The Institute of Intergovernmental Relations (IIGR), located in the School of Policy Studies at Queen’s University, offers, in Toronto, a four-day course in intergovernmental negotiations for Ontario public servants. It is based on a clear understanding of the needs of the OPS.
The course is intended to enhance Ontario’s negotiating capacity in bilateral and multilateral negotiations and facilitate the achievement of the province’s objectives within the federation. It will provide Ontario public servants with a solid foundation in negotiations theory, an understanding of different types of negotiations and of the different roles in a negotiation, advice on preparations, elements of a negotiations toolkit, and specialized negotiation resources.
Between the two of them, the instructors, Robert Hickey and André Juneau, bring to the course extensive theoretical and practical negotiation experience, deep knowledge of Canadian federalism, multi-sectoral experience of intergovernmental negotiations and the insights of labour negotiations. Robert Hickey is an assistant professor of industrial relations in the School of Policy Studies at Queen’s University. His research and teaching focus on unions, collective bargaining and negotiations. Professor Hickey earned his Ph.D. from the School of Labor and Industrial Relations at Cornell University. Prior to his graduate studies, Dr. Hickey worked for ten years as a union negotiator.
André Juneau, the director of the Institute of Intergovernmental Relations, has had a thirty-year career in the Government of Canada during which he performed almost every task involved in intergovernmental negotiations, from quantifying financial proposals to negotiating infrastructure proposals. He is particularly interested in the internal decision-making processes required by intergovernmental negotiations.
The main teaching tools, which have proven to be very popular in similar courses, will be supervised simulation exercises. One exercise will be a simulated bilateral negotiation and one will be a simulated multilateral negotiation. Detailed briefing material will be provided and up-to-date readings will be recommended and supplied. The instructors will introduce the simulations, monitor the discussions and offer post-simulation feedback.
Using the negotiations case simulation, the workshop will explore the challenges and effective practices associated with each stage of the bargaining process: preparation, pre-negotiation exchanges, face-to-face negotiations, and post-negotiation ratification and implementation.
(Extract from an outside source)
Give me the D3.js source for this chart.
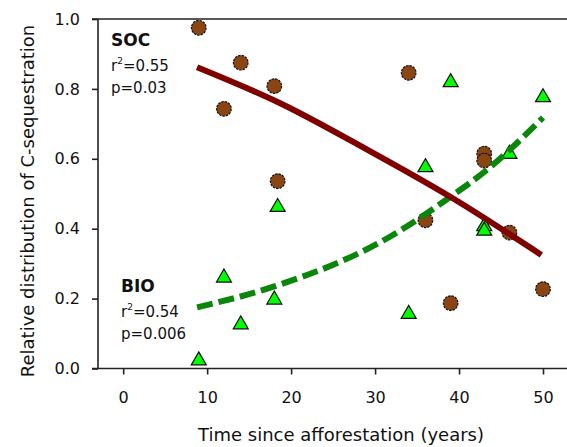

The simulation involves both experiential learning complemented with reflective discussions and critical analysis. A central objective of the simulation exercise is to develop an applied expertise in the behavioural theory of strategic negotiations. Under this framework, participants will explore how negotiations involve both distributive (win-lose) and integrative (win-win) processes and tactics, as well as important intra-organizational and relational (rather than transactional) dynamics.
Policy professionals who expect to lead or be part of negotiating teams should attend, as well as officers who could be part of the home team and need to understand the dynamic of the negotiations. An often neglected key feature of negotiations is that they usually generate as much debate internally as there is with the other side.
The IIGR will deliver four full-day sessions. A certificate of completion will be provided by the IIGR to each participant.
The first seminar will take place on February 19 and 20. The second seminar will take place on February 24-25, 2014. Please note that the Ministry of Intergovernmental Affairs will hold an introductory session in the afternoon of February 18, 2014. A detailed course outline, reading material and logistical details will be sent to you by email shortly before the course.
The fee will be $895 per participant.
Full refund will be provided if it is possible to fill the spot from our waiting list. If this is not possible the full registration fee will be charged.
Course space is limited to 30 participants.